## What the exercise asks
Review the listing and copy each line that holds the word "figure".

[Start Records for processing]

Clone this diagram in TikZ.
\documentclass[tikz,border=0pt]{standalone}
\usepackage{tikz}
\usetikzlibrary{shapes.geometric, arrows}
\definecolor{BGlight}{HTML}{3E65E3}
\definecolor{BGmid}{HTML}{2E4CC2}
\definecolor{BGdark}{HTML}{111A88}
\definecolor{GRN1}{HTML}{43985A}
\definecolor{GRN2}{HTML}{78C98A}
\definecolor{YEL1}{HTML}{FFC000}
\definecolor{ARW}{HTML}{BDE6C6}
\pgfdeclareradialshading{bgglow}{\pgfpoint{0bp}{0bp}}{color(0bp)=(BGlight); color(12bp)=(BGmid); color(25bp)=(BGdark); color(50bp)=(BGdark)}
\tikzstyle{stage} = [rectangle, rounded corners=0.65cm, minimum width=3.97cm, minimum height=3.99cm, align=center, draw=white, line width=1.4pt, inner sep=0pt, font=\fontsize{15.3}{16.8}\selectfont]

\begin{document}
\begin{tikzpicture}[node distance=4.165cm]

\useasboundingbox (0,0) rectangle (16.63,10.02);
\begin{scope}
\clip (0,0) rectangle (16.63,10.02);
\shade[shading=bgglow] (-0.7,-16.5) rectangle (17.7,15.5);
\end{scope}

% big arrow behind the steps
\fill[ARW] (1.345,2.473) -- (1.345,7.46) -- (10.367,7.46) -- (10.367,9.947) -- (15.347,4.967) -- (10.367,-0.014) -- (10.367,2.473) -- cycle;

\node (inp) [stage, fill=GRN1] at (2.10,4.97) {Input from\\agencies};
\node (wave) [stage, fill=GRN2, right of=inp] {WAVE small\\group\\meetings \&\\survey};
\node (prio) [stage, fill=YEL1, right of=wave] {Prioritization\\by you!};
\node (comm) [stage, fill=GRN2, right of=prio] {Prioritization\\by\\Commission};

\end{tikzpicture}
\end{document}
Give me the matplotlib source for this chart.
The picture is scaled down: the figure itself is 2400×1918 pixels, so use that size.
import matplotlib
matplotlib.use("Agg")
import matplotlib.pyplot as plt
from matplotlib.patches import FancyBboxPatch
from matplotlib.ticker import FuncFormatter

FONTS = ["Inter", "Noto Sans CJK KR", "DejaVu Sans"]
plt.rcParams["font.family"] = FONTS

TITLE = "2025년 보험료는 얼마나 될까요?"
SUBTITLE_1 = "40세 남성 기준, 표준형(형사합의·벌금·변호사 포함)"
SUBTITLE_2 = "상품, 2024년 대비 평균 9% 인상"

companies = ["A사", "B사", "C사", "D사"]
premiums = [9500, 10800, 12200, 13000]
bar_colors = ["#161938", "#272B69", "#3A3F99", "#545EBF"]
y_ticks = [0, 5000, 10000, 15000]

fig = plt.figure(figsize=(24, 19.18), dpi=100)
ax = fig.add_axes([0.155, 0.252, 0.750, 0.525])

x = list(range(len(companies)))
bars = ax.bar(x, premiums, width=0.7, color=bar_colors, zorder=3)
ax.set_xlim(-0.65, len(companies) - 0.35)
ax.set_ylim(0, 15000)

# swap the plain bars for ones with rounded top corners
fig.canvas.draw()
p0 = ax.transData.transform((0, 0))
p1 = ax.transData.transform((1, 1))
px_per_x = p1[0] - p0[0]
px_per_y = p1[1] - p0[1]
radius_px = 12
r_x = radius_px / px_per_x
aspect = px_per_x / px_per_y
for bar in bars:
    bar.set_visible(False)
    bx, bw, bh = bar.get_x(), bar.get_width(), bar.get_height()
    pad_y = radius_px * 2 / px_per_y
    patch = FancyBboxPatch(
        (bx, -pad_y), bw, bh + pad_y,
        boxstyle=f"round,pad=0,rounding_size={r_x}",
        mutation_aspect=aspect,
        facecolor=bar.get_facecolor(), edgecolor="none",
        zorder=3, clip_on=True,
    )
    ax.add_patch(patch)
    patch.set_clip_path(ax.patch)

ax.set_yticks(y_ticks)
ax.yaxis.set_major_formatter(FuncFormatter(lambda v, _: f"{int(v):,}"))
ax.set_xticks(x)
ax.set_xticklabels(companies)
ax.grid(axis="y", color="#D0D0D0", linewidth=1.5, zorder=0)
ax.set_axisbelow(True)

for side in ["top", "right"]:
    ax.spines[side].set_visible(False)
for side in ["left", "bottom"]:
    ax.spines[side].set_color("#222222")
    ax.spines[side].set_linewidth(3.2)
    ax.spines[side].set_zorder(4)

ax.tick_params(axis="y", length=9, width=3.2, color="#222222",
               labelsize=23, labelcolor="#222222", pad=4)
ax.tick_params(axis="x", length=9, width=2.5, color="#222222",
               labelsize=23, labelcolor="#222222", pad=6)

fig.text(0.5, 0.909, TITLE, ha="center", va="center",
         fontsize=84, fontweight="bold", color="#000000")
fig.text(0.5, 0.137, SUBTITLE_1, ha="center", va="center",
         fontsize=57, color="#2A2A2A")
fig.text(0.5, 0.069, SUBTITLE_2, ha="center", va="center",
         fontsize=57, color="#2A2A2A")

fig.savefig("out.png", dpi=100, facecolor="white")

[End Records for processing]

## Correct result
The picture is scaled down: the figure itself is 2400×1918 pixels, so use that size.
fig = plt.figure(figsize=(24, 19.18), dpi=100)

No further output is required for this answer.